WHAT THE EXERCISE ASKS. Can you write out all the lines word for word, with no pictures?

GIVEN INFORMATION.

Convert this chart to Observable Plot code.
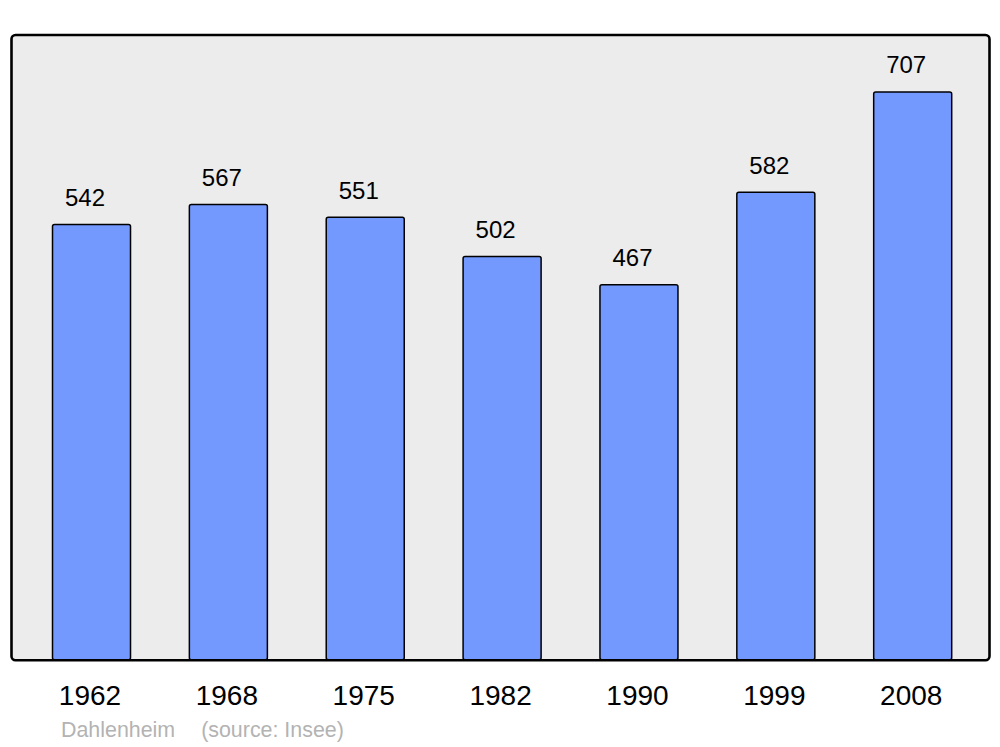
<!DOCTYPE html>
<html>
<head>
<meta charset="utf-8">
<script src="https://cdn.jsdelivr.net/npm/d3@7"></script>
<script src="https://cdn.jsdelivr.net/npm/@observablehq/plot@0.6"></script>
<style>
  html, body { margin: 0; padding: 0; background: #fff; }
  body { width: 1000px; height: 747px; position: relative; overflow: hidden; font-family: "Liberation Sans", Arial, sans-serif; }
  #caption { position: absolute; left: 61px; top: 718px; font-size: 21.4px; line-height: 24px; color: #b3b3b3; white-space: pre; }
  #caption span + span { margin-left: 26px; }
</style>
</head>
<body>
<div id="chart"></div>
<div id="caption"><span>Dahlenheim</span><span>(source: Insee)</span></div>
<script>
const years = ["1962", "1968", "1975", "1982", "1990", "1999", "2008"];
const population = [542, 567, 551, 502, 467, 582, 707];

const data = years.map((y, i) => ({year: y, value: population[i]}));

const chart = Plot.plot({
  width: 1000,
  height: 715,
  marginTop: 34.5,
  marginBottom: 55.3,
  marginLeft: 11,
  marginRight: 11,
  style: {fontFamily: "'Liberation Sans', Arial, sans-serif", background: "#fff"},
  x: {type: "band", domain: years, range: [52.5, 951.7], paddingInner: 0.43, paddingOuter: 0, round: false, label: null},
  y: {domain: [0, 778.6], axis: null},
  marks: [
    Plot.frame({fill: "#ececec", stroke: "none", rx: 4}),
    Plot.barY(data, {x: "year", y: "value", fill: "#7399ff", stroke: "#000", strokeWidth: 1.5, rx: 2}),
    Plot.text(data, {x: "year", y: "value", text: d => String(d.value), dx: -7, dy: -19, lineAnchor: "bottom", fontSize: 24, fill: "#000"}),
    Plot.frame({fill: "none", stroke: "#000", strokeWidth: 2.6, rx: 4}),
    Plot.axisX({tickSize: 0, tickPadding: 25, dx: -2, fontSize: 28, color: "#000", label: null})
  ]
});
document.getElementById("chart").appendChild(chart);
</script>
</body>
</html>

SOLUTION TO THIS EXERCISE.
Convert this chart to Observable Plot code.
<!DOCTYPE html>
<html>
<head>
<meta charset="utf-8">
<script src="https://cdn.jsdelivr.net/npm/d3@7"></script>
<script src="https://cdn.jsdelivr.net/npm/@observablehq/plot@0.6"></script>
<style>
  html, body { margin: 0; padding: 0; background: #fff; }
  body { width: 1000px; height: 747px; position: relative; overflow: hidden; font-family: "Liberation Sans", Arial, sans-serif; }
  #caption { position: absolute; left: 61px; top: 718px; font-size: 21.4px; line-height: 24px; color: #b3b3b3; white-space: pre; }
  #caption span + span { margin-left: 26px; }
</style>
</head>
<body>
<div id="chart"></div>
<div id="caption"><span>Dahlenheim</span><span>(source: Insee)</span></div>
<script>
const years = ["1962", "1968", "1975", "1982", "1990", "1999", "2008"];
const population = [542, 567, 551, 502, 467, 582, 707];

const data = years.map((y, i) => ({year: y, value: population[i]}));

const chart = Plot.plot({
  width: 1000,
  height: 715,
  marginTop: 34.5,
  marginBottom: 55.3,
  marginLeft: 11,
  marginRight: 11,
  style: {fontFamily: "'Liberation Sans', Arial, sans-serif", background: "#fff"},
  x: {type: "band", domain: years, range: [52.5, 951.7], paddingInner: 0.43, paddingOuter: 0, round: false, label: null},
  y: {domain: [0, 778.6], axis: null},
  marks: [
    Plot.frame({fill: "#ececec", stroke: "none", rx: 4}),
    Plot.barY(data, {x: "year", y: "value", fill: "#7399ff", stroke: "#000", strokeWidth: 1.5, rx: 2}),
    Plot.text(data, {x: "year", y: "value", text: d => String(d.value), dx: -7, dy: -19, lineAnchor: "bottom", fontSize: 24, fill: "#000"}),
    Plot.frame({fill: "none", stroke: "#000", strokeWidth: 2.6, rx: 4}),
    Plot.axisX({tickSize: 0, tickPadding: 25, dx: -2, fontSize: 28, color: "#000", label: null})
  ]
});
document.getElementById("chart").appendChild(chart);
</script>
</body>
</html>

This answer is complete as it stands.